Written notice to patients to be required under observation status in 2016.
If you were thinking the two midnight rule was the biggest regulatory hassle surrounding observation patients, guess again.
Background: Congress was considering the Notice of Observation Treatment and Implication for Care Eligibility (NOTICE) Act that would require hospitals to fully inform patients who spend more than 24 hours in observation without being admitted as an inpatient. The goal was to address of some drawbacks to observation status, including obstacles to Medicare payment for subsequent skilled nursing facility (SNF) stays (See ED Coding & Reimbursement Alert, Vol. 18, No. 9).
Update: That law did pass and was signed into law by President Obama on Aug. 6, 2015 but effective a year later in August of 2016.
What This Means to You
According to the (NOTICE) Act, you are required to provide “written notification” to patients under observation in hospitals for more than 24 hours, and adequate oral and written notification within 36 hours of the differences between their status and inpatient status. The notice must be clear about the implications for cost-sharing as an outpatient and for subsequent eligibility for SNF coverage.
Must do: The notification must be written in “plain language” and be signed by the patient or his or her representative. Should the patient or representative refuse to sign the notification, the hospital staff member who presented it must sign it in their place to demonstrate that the requirement was satisfied, says Michael Granovsky, MD, FACEP, CPC, President of LogixHealth a national ED coding and billing company based in Bedford, MA.
Was That Hospital Stay Observation Or An Inpatient Admission?
This legislation was prompted by continued concerns about the “two-midnight rule”, which was passed in 2013 and established the rule of thumb that a patient reasonably expected to require necessary hospital care for a time period that would span at least two midnights would be presumptively considered appropriate for inpatient services and, therefore, payable under Medicare Part A. Similarly, a hospital stay not spanning at least two midnights would be presumed as an outpatient stay and more correctly reported as observation rather than an inpatient admission, Granovsky explains.
Be Clear About The Significant Cost Differences
Observation visits generally lead to higher fees to the hospital than inpatient admission because of requiring higher copays from patients, says Granovsky.
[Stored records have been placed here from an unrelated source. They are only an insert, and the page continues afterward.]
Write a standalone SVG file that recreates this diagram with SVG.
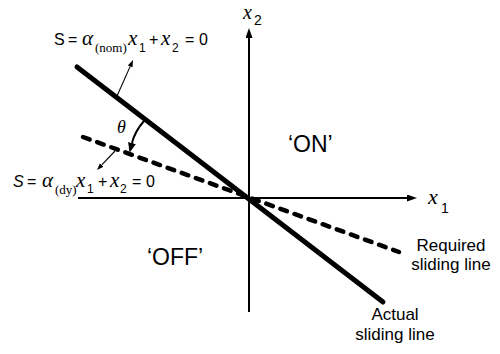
<svg xmlns="http://www.w3.org/2000/svg" width="500" height="354" viewBox="0 0 500 354">
<style>
.sans{font-family:"Liberation Sans",Arial,sans-serif;fill:#000}
.ser{font-family:"Liberation Serif","Times New Roman",serif;fill:#000}
.it{font-style:italic}
.axis{stroke:#000;stroke-width:2;fill:none}
.thin{stroke:#000;stroke-width:1.1;fill:none}
.lbl{font-size:17px;text-anchor:middle}
.reg{font-size:23px}
</style>
<defs>
<marker id="axArrow" markerUnits="userSpaceOnUse" markerWidth="10" markerHeight="8" refX="0" refY="3.5" orient="auto">
<path d="M0,0 L10,3.5 L0,7 z" fill="#000"/>
</marker>
<marker id="smArrow" markerUnits="userSpaceOnUse" markerWidth="8" markerHeight="6" refX="0" refY="2.5" orient="auto">
<path d="M0,0 L7,2.5 L0,5 z" fill="#000"/>
</marker>
<marker id="thArrow" markerUnits="userSpaceOnUse" markerWidth="11" markerHeight="9" refX="0" refY="4" orient="auto">
<path d="M0,0 L10,4 L0,8 z" fill="#000"/>
</marker>
</defs>
<rect width="500" height="354" fill="#fff"/>

<g id="connectors">
<line id="x1-axis" class="axis" x1="78" y1="198" x2="407" y2="198" marker-end="url(#axArrow)"/>
<line id="x2-axis" class="axis" x1="249" y1="312" x2="249" y2="38" marker-end="url(#axArrow)"/>
<line id="actual-line" x1="77" y1="67" x2="383" y2="302" stroke="#000" stroke-width="5" stroke-linecap="round"/>
<line id="required-line" x1="83" y1="137" x2="399" y2="252" stroke="#000" stroke-width="4.5" stroke-linecap="round" stroke-dasharray="7 8"/>
<line id="normal-nom" class="thin" x1="117" y1="96" x2="130.2" y2="66.4" marker-end="url(#smArrow)"/>
<line id="normal-dy" class="thin" x1="115" y1="151" x2="101.8" y2="164.9" marker-end="url(#smArrow)"/>
<path id="theta-arc" d="M144,121 Q135,131 132,143" stroke="#000" stroke-width="2" fill="none" marker-end="url(#thArrow)"/>
</g>

<g id="x2-label">
<text class="ser it" x="243" y="19" font-size="20">x</text>
<text class="sans" x="254" y="25" font-size="14">2</text>
</g>
<g id="x1-label">
<text class="ser it" x="428" y="204" font-size="22">x</text>
<text class="sans" x="441" y="213" font-size="14">1</text>
</g>

<g id="eq-nom">
<text class="sans" x="54" y="45" font-size="16">S</text>
<text class="sans" x="68" y="45" font-size="16">=</text>
<text class="ser it" x="82" y="45" font-size="21">α</text>
<text class="ser" x="95" y="52" font-size="13">(nom)</text>
<text class="ser it" x="128" y="45" font-size="21">x</text>
<text class="sans" x="139" y="52" font-size="12">1</text>
<text class="sans" x="149" y="45" font-size="16">+</text>
<text class="ser it" x="161" y="45" font-size="21">x</text>
<text class="sans" x="172" y="52" font-size="12">2</text>
<text class="sans" x="185" y="45" font-size="16">=</text>
<text class="sans" x="199" y="45" font-size="16">0</text>
</g>

<g id="eq-dy">
<text class="sans it" x="13" y="187" font-size="16">S</text>
<text class="sans" x="27" y="187" font-size="16">=</text>
<text class="ser it" x="42" y="187" font-size="21">α</text>
<text class="ser" x="55" y="194" font-size="13">(dy)</text>
<text class="ser it" x="76" y="187" font-size="21">x</text>
<text class="sans" x="87" y="193" font-size="12">1</text>
<text class="sans" x="98" y="187" font-size="16">+</text>
<text class="ser it" x="110" y="187" font-size="21">x</text>
<text class="sans" x="120" y="193" font-size="12">2</text>
<text class="sans" x="132" y="187" font-size="16">=</text>
<text class="sans" x="146" y="187" font-size="16">0</text>
</g>

<g id="theta">
<text class="ser it" x="117" y="133" font-size="18">θ</text>
</g>

<g id="on-region">
<text class="sans reg" x="288" y="152">‘ON’</text>
</g>
<g id="off-region">
<text class="sans reg" x="147" y="265">‘OFF’</text>
</g>

<g id="required-label">
<text class="sans lbl" x="451" y="251">Required</text>
<text class="sans lbl" x="451" y="270">sliding line</text>
</g>
<g id="actual-label">
<text class="sans lbl" x="395" y="320">Actual</text>
<text class="sans lbl" x="395" y="340">sliding line</text>
</g>
</svg>
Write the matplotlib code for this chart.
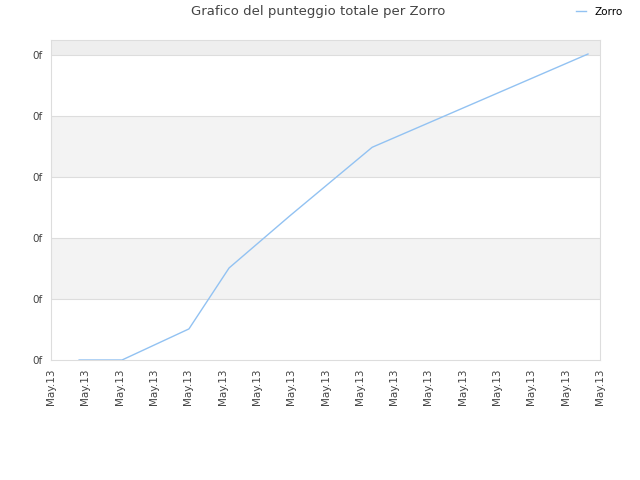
import matplotlib
matplotlib.use("Agg")
import matplotlib.pyplot as plt

# data (x in tick steps, y in gridline steps)
x_vals = [0.82, 2.07, 4.02, 5.19, 6.95, 9.36, 15.65]
y_vals = [0.0, 0.0, 0.51, 1.51, 2.36, 3.49, 5.02]
x_labels = ["May.13"] * 17
y_labels = ["0f"] * 6

fig = plt.figure(figsize=(6.4, 4.8), dpi=100)
ax = fig.add_axes([51 / 640, 120 / 480, 549 / 640, 320 / 480])

ymax = 5.25
# alternating bands
ax.axhspan(5, ymax, color="#eeeeee", zorder=0, lw=0)
ax.axhspan(3, 4, color="#f3f3f3", zorder=0, lw=0)
ax.axhspan(1, 2, color="#f3f3f3", zorder=0, lw=0)
for gy in range(1, 6):
    ax.axhline(gy, color="#dddddd", lw=0.8, zorder=1)

ax.plot(x_vals, y_vals, color="#92c2f2", lw=1.0, label="Zorro", zorder=3)

ax.set_xlim(0, 16)
ax.set_ylim(0, ymax)
ax.set_xticks(range(17))
ax.set_xticklabels(x_labels, rotation=90, fontsize=7.5, color="#444444")
ax.set_yticks(range(6))
ax.set_yticklabels(y_labels, fontsize=7.5, color="#444444")
ax.tick_params(length=0, pad=6)
for s in ax.spines.values():
    s.set_color("#dddddd")
    s.set_linewidth(0.8)

fig.text(0.497, 0.975, "Grafico del punteggio totale per Zorro", ha="center",
         va="center", fontsize=9.5, color="#444444")
fig.legend(loc="upper right", bbox_to_anchor=(0.988, 1.005), frameon=False,
           fontsize=7.5, handlelength=1.0, handletextpad=0.8)

fig.savefig("out.png", dpi=100)
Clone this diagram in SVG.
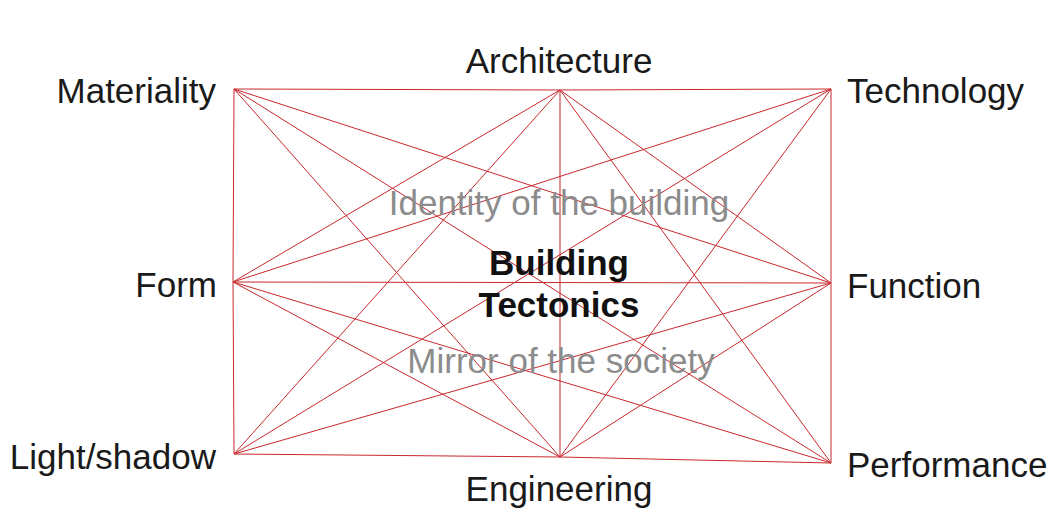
<svg xmlns="http://www.w3.org/2000/svg" width="1057" height="527" viewBox="0 0 1057 527">
<style>
.lbl{font-family:"Liberation Sans",Arial,sans-serif;font-size:35px;fill:#1a1a1a}
.sub{font-family:"Liberation Sans",Arial,sans-serif;font-size:35px;fill:#8c8c8c;text-anchor:middle}
.ttl{font-family:"Liberation Sans",Arial,sans-serif;font-size:35px;font-weight:bold;fill:#111;text-anchor:middle}
.e{stroke:#c8282d;stroke-width:1;fill:none}
</style>
<rect width="1057" height="527" fill="#fff"/>
<g id="connectors">
<!-- Materiality M(234,89) -->
<line class="e" x1="234" y1="89" x2="560" y2="90"/>
<line class="e" x1="560" y1="90" x2="831" y2="89"/>
<line class="e" x1="234" y1="89" x2="233" y2="282"/>
<line class="e" x1="233" y1="282" x2="234" y2="454"/>
<line class="e" x1="234" y1="89" x2="831" y2="283"/>
<line class="e" x1="234" y1="89" x2="560" y2="457"/>
<line class="e" x1="234" y1="89" x2="831" y2="463"/>
<!-- Architecture A(560,90) -->
<line class="e" x1="560" y1="90" x2="233" y2="282"/>
<line class="e" x1="560" y1="90" x2="234" y2="454"/>
<line class="e" x1="560" y1="90" x2="831" y2="283"/>
<line class="e" x1="560" y1="90" x2="560" y2="457"/>
<line class="e" x1="560" y1="90" x2="831" y2="463"/>
<!-- Technology T(831,89) -->
<line class="e" x1="831" y1="89" x2="831" y2="283"/>
<line class="e" x1="831" y1="283" x2="831" y2="463"/>
<line class="e" x1="831" y1="89" x2="233" y2="282"/>
<line class="e" x1="831" y1="89" x2="234" y2="454"/>
<line class="e" x1="831" y1="89" x2="560" y2="457"/>
<!-- Form F(233,282) -->
<line class="e" x1="233" y1="282" x2="831" y2="283"/>
<line class="e" x1="233" y1="282" x2="560" y2="457"/>
<line class="e" x1="233" y1="282" x2="831" y2="463"/>
<!-- Function Fn(831,283) -->
<line class="e" x1="831" y1="283" x2="234" y2="454"/>
<line class="e" x1="831" y1="283" x2="560" y2="457"/>
<!-- bottom -->
<line class="e" x1="234" y1="454" x2="560" y2="457"/>
<line class="e" x1="560" y1="457" x2="831" y2="463"/>
</g>
<g id="materiality"><text class="lbl" x="216" y="103" text-anchor="end">Materiality</text></g>
<g id="architecture"><text class="lbl" x="559" y="73" text-anchor="middle">Architecture</text></g>
<g id="technology"><text class="lbl" x="847" y="103">Technology</text></g>
<g id="form"><text class="lbl" x="217" y="297" text-anchor="end">Form</text></g>
<g id="function"><text class="lbl" x="847" y="298">Function</text></g>
<g id="lightshadow"><text class="lbl" x="216" y="469" text-anchor="end">Light/shadow</text></g>
<g id="engineering"><text class="lbl" x="559" y="501" text-anchor="middle">Engineering</text></g>
<g id="performance"><text class="lbl" x="847" y="477">Performance</text></g>
<g id="center">
<text class="sub" x="559" y="215">Identity of the building</text>
<text class="ttl" x="559" y="275">Building</text>
<text class="ttl" x="559" y="317">Tectonics</text>
<text class="sub" x="561" y="373">Mirror of the society</text>
</g>
</svg>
The 20 percent Medicare co-payment can easily exceed the per-inpatient admission deductible and the cost of outpatient drugs are not covered as they would be for an inpatient DRG, Granovsky adds.
Perhaps more dramatic would be the patient’s responsibility for the cost of a skilled nursing stay if the required three day inpatient admission was not met, Granovsky notes. Time spent in observation care did not count towards the three day stay, and some patients were confused as they did not understand the difference between outpatient observation and an impatient admission. They just knew that had to spend the night in the hospital, he says.
Look for Probe and Educate Audits to End
Are you confused about just who is doing your reviews? You might need to check the calendar to get it right.
Because of the concerns expressed over the two midnight rule, CMS also agreed to a “probe and educate” audit program rather than initially recouping payments for claims found to be in error.
CMS issued a moratorium on RAC reviews of inpatient admissions for dates beginning Oct. 1, 2013 when the “two-midnight rule” first took effect, with multiple successive extensions. The Medicare Access and CHIP Reauthorization Act of 2015 passed in April 2015 extended the probe and educate period through Sept. 30, 2015.
With the transition to reviews by Quality Improvement Organizations, there will be additional significant changes to both the organization performing the reviews and the process, Granovsky explains.
Check Out This Time Table For Transitioning Medical Review Contractors:
Because of the continued confusion and controversy over the two midnight rule, CMS recently proposed incremental changes in the 2016 OPPS proposed rule to improve the two midnight policy through a variety of changes
Look For A Greater Emphasis on Physician Clinical Decisions Than Calendar Dates
In the proposed rule, CMS has restored case-by-case assessment for stays expected to require less than two midnights of inpatient hospital care.
According to the proposed rule, physicians must carefully document the medical necessity of the short stay because it will now be the treating physician’s medical decision making rather than the number of calendar days in the facility that will be the key indicator as whether the short admission was inappropriate.
Such admissions are still subject to medical review but medical reviewers are instructed to look for documentation of factors including: signs and symptoms of medical severity; medical predictability of adverse consequences; and, need for diagnostic studies that are more appropriately performed in the outpatient setting, Granovsky explains.
Emergency physicians provide a significant amount of observation services, with an average length of stay of less than 24 hours, says Granovsky. Because they are highly skilled at rapid diagnosis and initiating effective treatment plans, emergency physicians are typically able to make a disposition to admit to inpatient or release to the community or back to a post-acute setting in less than 48 hours.
Main takeaway: It is advantageous to the specialty that CMS is giving recognition to the decision making of the physician actually treating the patient rather than a retrospective review of the chart when the clinical outcome is known, says Granovsky.